1

Suppose that *a* is a Java identifier. I would like a regex to match things like this:

\#a \#a.a.a (a any number of times)

but not this:

\#a. (ending with dot)

So in a phase like this: "#a.a less than #a." it would match only the first \#a.a (because it doesn't end with a dot).

This regex:

\#[a-zA-Z_$][\\w$]*(\\.[a-zA-Z_$][\\w$]*)*

almost does the job, but it matches the last case too.

Thank you.

Marcos

cathulhu
  • 545
  • 1
  • 7
  • 20
Marcos
  • 1,119
  • 13
  • 25
  • 1
    Possible duplicate: http://stackoverflow.com/questions/5205339/regular-expression-matching-fully-qualified-class-names – Lii May 02 '16 at 10:39

2 Answers2

2

This can be accomplished with a negated look ahead. This first looks for "#text_$". It then looks for ".text_$" or more times. The match will be invalid if it ends with 0 or more of "text_$" and a period. This is assuming the i modifier is on.

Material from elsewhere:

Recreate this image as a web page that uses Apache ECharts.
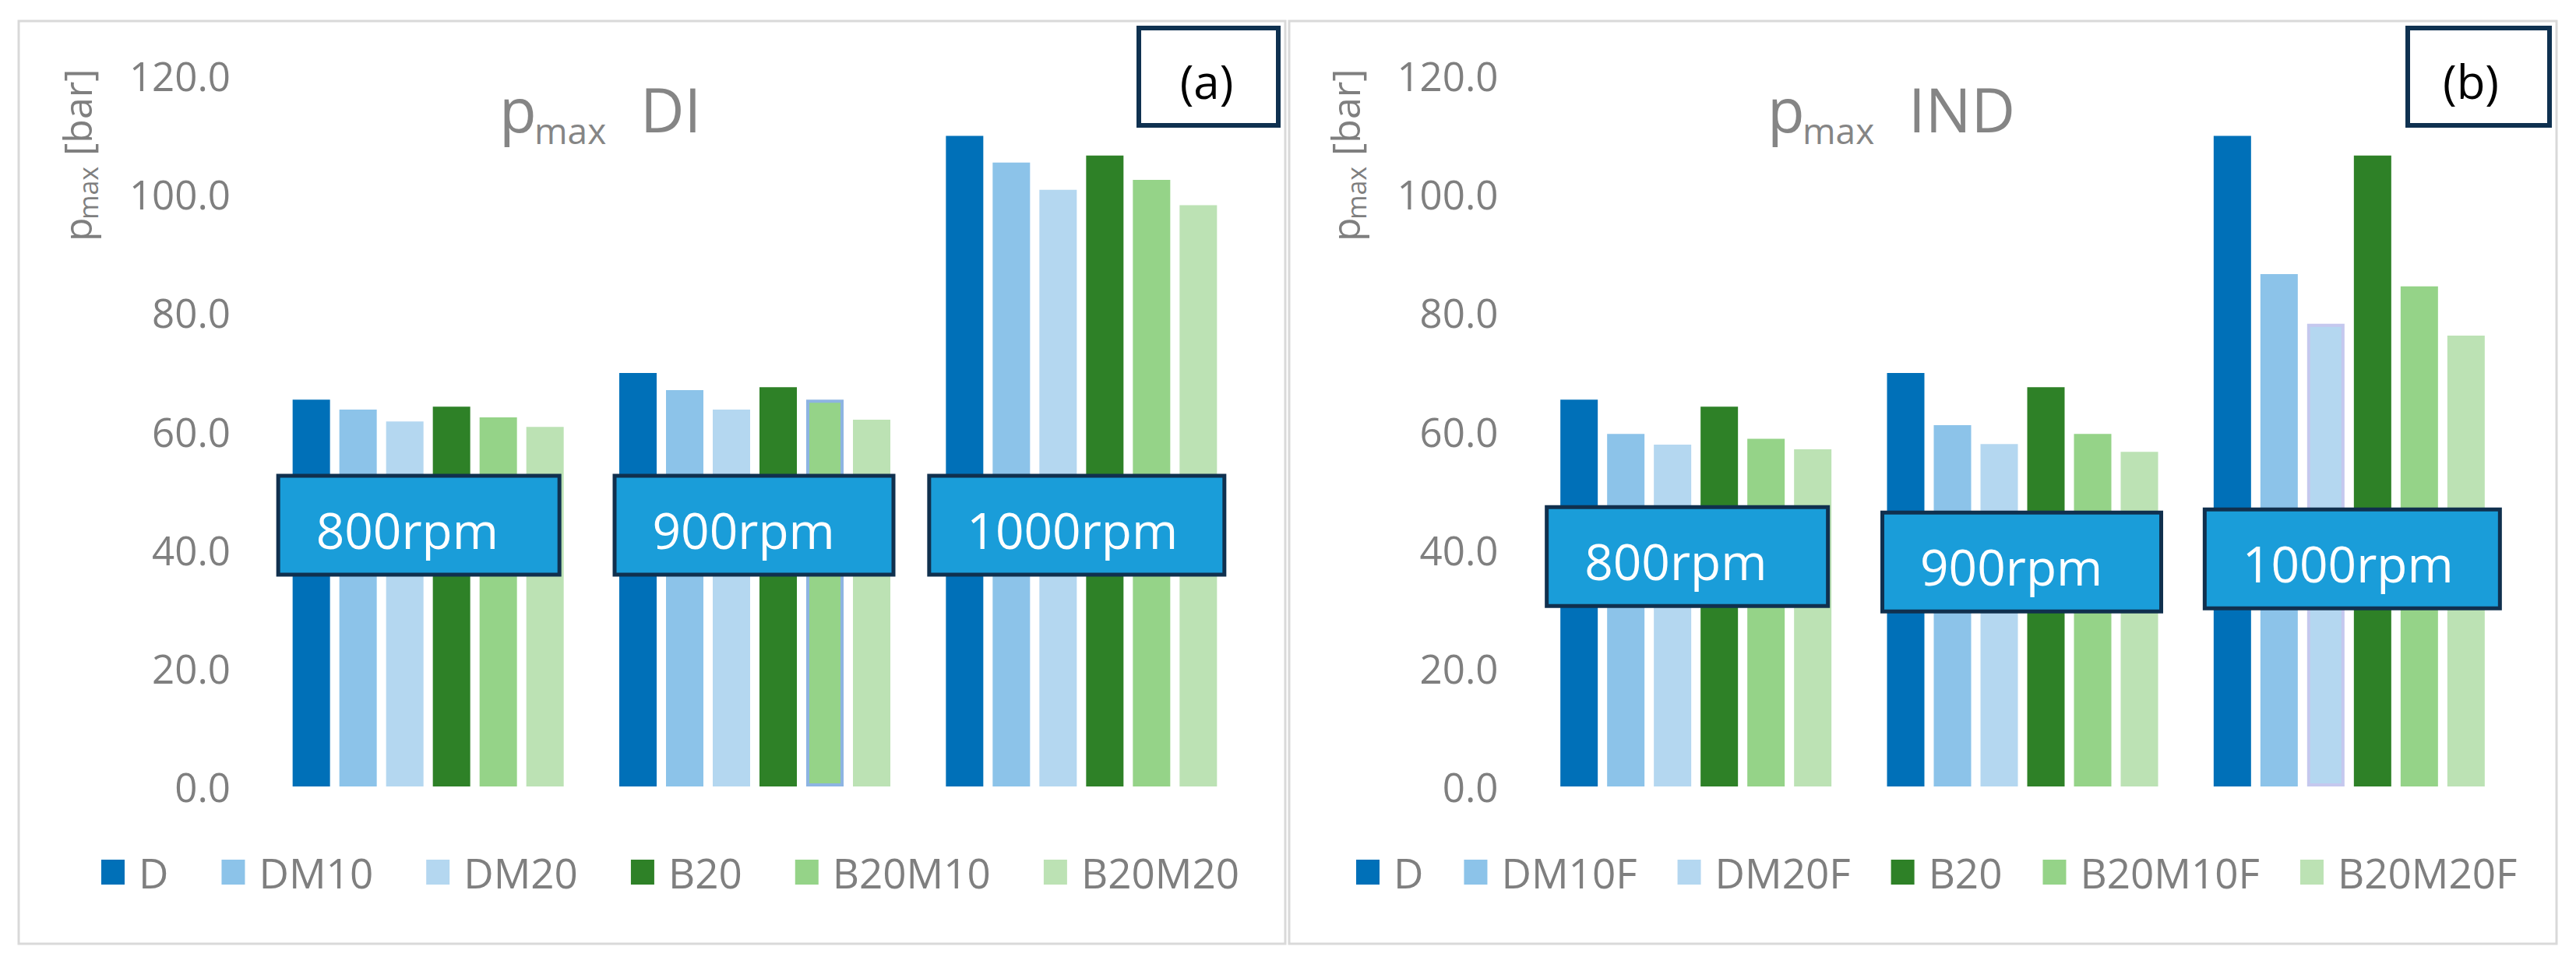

At first I just had it as checking if it didn't end with a period, but that would just take away the last character in the match.

\\#([a-z_$][a-z_$\d]*)(\.[a-z_$][a-z_$\d]*)*(?![a-z_$\d]*\.)

Results

\#abc           => YES
\#abc.abc       => YES
\#abc.a23.abc   => YES
\#abc.abc.abc.  => NO
\#abc.2bc.abc   => NO

Try it out

Daniel Gimenez
  • 14,859
  • 2
  • 38
  • 61
  • @Marcos: added digits. The accepted answer also did not work for digits. – Daniel Gimenez Jul 18 '13 at 12:50
  • The complete regex that I'm using is this: (?i)#[a-zA-Z_$][\\w$]*(?:\\.[a-zA-Z_$][\\w$]*)*(?!\\w*\\.) So it works with digits. – Marcos Jul 18 '13 at 12:54
  • @DanielGimenez: My answer definitely works with digits, you can try yourself. – anubhava Jul 18 '13 at 12:55
  • @anubhava you're right. I suppose our answers are redudant because at the end I reached the same answer you had without the `\w`. I will delete in a few after I know you read this comment. – Daniel Gimenez Jul 18 '13 at 13:01
  • @DanielGimenez: Yes at this point I would think both answers look same (after you start using `\w`). But I would say just leave it like this, why delete. – anubhava Jul 18 '13 at 13:16
2

You almost got it right but some minor adjustments are needed. Consider this regex:

#[A-Za-z_$][\w$]*(?:\.[A-Za-z_$][\w$]*)*(?!\w*\.)

Live Demo: http://www.rubular.com/r/kJbSJKHhtv

Translated to Java:

(?i)#[a-z_$][\\w$]*(?:\\.[a-z_$][\\w$]*)*(?!\\w*\\.)
anubhava
  • 664,788
  • 59
  • 469
  • 547